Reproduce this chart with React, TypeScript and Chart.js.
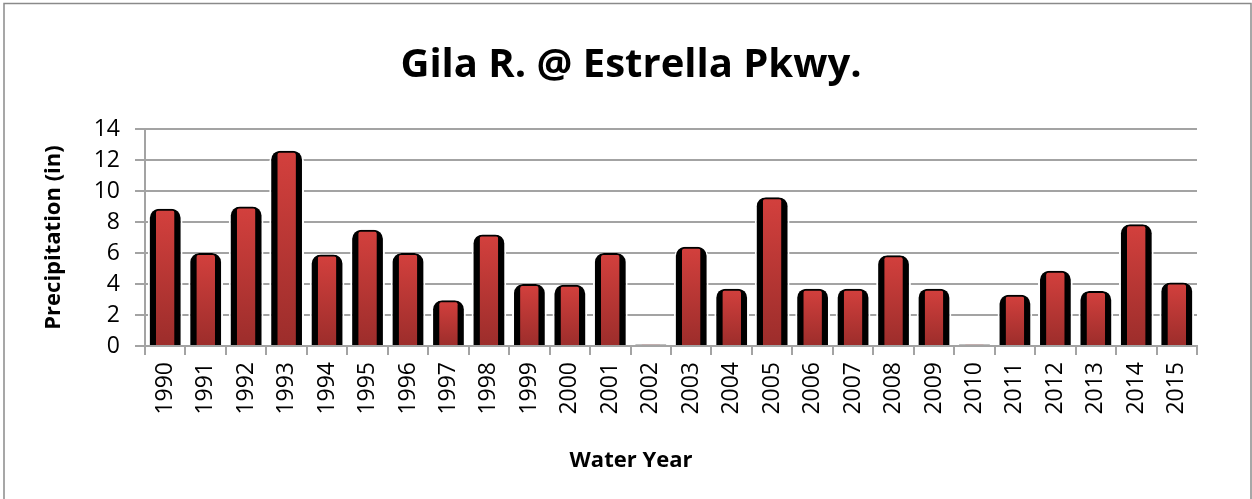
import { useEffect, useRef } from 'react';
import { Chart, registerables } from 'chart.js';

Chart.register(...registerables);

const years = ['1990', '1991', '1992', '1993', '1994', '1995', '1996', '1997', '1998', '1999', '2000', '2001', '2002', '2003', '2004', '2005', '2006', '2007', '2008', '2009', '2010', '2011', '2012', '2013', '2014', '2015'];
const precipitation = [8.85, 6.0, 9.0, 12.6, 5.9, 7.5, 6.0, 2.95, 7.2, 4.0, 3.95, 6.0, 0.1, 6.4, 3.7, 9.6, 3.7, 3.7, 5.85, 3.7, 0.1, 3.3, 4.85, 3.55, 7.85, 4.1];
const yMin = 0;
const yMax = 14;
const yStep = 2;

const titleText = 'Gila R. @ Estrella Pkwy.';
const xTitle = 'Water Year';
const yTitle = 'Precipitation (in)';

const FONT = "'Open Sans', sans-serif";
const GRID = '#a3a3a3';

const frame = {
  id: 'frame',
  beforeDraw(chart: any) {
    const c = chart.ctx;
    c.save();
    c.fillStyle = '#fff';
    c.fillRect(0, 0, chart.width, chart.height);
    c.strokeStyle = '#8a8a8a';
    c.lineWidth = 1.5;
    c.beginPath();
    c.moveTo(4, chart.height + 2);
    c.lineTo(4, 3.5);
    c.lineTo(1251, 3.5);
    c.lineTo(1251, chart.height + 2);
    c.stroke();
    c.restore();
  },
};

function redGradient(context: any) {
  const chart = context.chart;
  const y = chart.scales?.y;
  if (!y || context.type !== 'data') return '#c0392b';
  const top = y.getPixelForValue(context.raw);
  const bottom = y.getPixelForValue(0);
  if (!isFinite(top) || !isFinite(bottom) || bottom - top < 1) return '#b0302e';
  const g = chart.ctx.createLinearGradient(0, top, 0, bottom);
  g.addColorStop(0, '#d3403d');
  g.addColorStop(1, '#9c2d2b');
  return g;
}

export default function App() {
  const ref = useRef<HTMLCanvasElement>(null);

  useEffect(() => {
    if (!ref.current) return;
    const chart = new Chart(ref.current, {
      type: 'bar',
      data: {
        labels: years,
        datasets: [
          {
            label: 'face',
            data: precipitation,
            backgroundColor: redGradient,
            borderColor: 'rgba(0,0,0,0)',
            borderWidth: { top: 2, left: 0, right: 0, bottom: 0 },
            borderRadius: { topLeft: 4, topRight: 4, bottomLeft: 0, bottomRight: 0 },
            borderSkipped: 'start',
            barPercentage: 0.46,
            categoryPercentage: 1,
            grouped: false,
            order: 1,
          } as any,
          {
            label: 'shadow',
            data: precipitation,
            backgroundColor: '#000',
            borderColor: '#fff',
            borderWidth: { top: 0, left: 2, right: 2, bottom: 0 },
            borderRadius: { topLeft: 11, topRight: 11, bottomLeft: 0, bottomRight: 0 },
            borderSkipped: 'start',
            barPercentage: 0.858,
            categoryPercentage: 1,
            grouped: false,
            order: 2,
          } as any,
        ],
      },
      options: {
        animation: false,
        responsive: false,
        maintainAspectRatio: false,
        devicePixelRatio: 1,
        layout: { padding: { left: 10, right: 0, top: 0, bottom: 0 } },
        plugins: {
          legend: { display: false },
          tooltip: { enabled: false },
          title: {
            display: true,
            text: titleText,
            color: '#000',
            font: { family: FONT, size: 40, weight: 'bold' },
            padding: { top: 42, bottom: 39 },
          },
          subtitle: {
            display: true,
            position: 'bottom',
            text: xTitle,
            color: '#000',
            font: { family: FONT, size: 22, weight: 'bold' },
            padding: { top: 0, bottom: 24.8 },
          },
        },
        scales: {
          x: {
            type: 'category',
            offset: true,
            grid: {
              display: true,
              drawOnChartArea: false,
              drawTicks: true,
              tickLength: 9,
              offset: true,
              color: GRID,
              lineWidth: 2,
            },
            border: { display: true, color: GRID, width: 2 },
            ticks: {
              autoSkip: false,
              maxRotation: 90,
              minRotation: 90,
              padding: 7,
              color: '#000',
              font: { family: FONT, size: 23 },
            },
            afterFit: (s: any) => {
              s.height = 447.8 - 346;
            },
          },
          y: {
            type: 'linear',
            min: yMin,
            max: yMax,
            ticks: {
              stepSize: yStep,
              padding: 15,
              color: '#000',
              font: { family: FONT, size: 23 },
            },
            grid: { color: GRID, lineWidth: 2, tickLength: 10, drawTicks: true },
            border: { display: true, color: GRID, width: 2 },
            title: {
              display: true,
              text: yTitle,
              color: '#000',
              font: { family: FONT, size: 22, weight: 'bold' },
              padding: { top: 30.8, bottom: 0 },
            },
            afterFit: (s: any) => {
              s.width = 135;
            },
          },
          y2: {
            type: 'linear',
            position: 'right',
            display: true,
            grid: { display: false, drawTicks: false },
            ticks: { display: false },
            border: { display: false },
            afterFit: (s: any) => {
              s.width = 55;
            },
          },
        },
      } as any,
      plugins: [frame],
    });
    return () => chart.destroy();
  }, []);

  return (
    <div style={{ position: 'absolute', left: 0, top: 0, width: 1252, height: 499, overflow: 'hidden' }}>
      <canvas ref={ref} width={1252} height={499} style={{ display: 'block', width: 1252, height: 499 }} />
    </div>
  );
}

◆ Work instructions ◆
Return only the lines from the start of the data through the line that contains "const ref = useRef<HTMLCanvasElement>(null);", please, copying them exactly and omitting all pictures.

◆ Correct response ◆
Reproduce this chart with React, TypeScript and Chart.js.
import { useEffect, useRef } from 'react';
import { Chart, registerables } from 'chart.js';

Chart.register(...registerables);

const years = ['1990', '1991', '1992', '1993', '1994', '1995', '1996', '1997', '1998', '1999', '2000', '2001', '2002', '2003', '2004', '2005', '2006', '2007', '2008', '2009', '2010', '2011', '2012', '2013', '2014', '2015'];
const precipitation = [8.85, 6.0, 9.0, 12.6, 5.9, 7.5, 6.0, 2.95, 7.2, 4.0, 3.95, 6.0, 0.1, 6.4, 3.7, 9.6, 3.7, 3.7, 5.85, 3.7, 0.1, 3.3, 4.85, 3.55, 7.85, 4.1];
const yMin = 0;
const yMax = 14;
const yStep = 2;

const titleText = 'Gila R. @ Estrella Pkwy.';
const xTitle = 'Water Year';
const yTitle = 'Precipitation (in)';

const FONT = "'Open Sans', sans-serif";
const GRID = '#a3a3a3';

const frame = {
  id: 'frame',
  beforeDraw(chart: any) {
    const c = chart.ctx;
    c.save();
    c.fillStyle = '#fff';
    c.fillRect(0, 0, chart.width, chart.height);
    c.strokeStyle = '#8a8a8a';
    c.lineWidth = 1.5;
    c.beginPath();
    c.moveTo(4, chart.height + 2);
    c.lineTo(4, 3.5);
    c.lineTo(1251, 3.5);
    c.lineTo(1251, chart.height + 2);
    c.stroke();
    c.restore();
  },
};

function redGradient(context: any) {
  const chart = context.chart;
  const y = chart.scales?.y;
  if (!y || context.type !== 'data') return '#c0392b';
  const top = y.getPixelForValue(context.raw);
  const bottom = y.getPixelForValue(0);
  if (!isFinite(top) || !isFinite(bottom) || bottom - top < 1) return '#b0302e';
  const g = chart.ctx.createLinearGradient(0, top, 0, bottom);
  g.addColorStop(0, '#d3403d');
  g.addColorStop(1, '#9c2d2b');
  return g;
}

export default function App() {
  const ref = useRef<HTMLCanvasElement>(null);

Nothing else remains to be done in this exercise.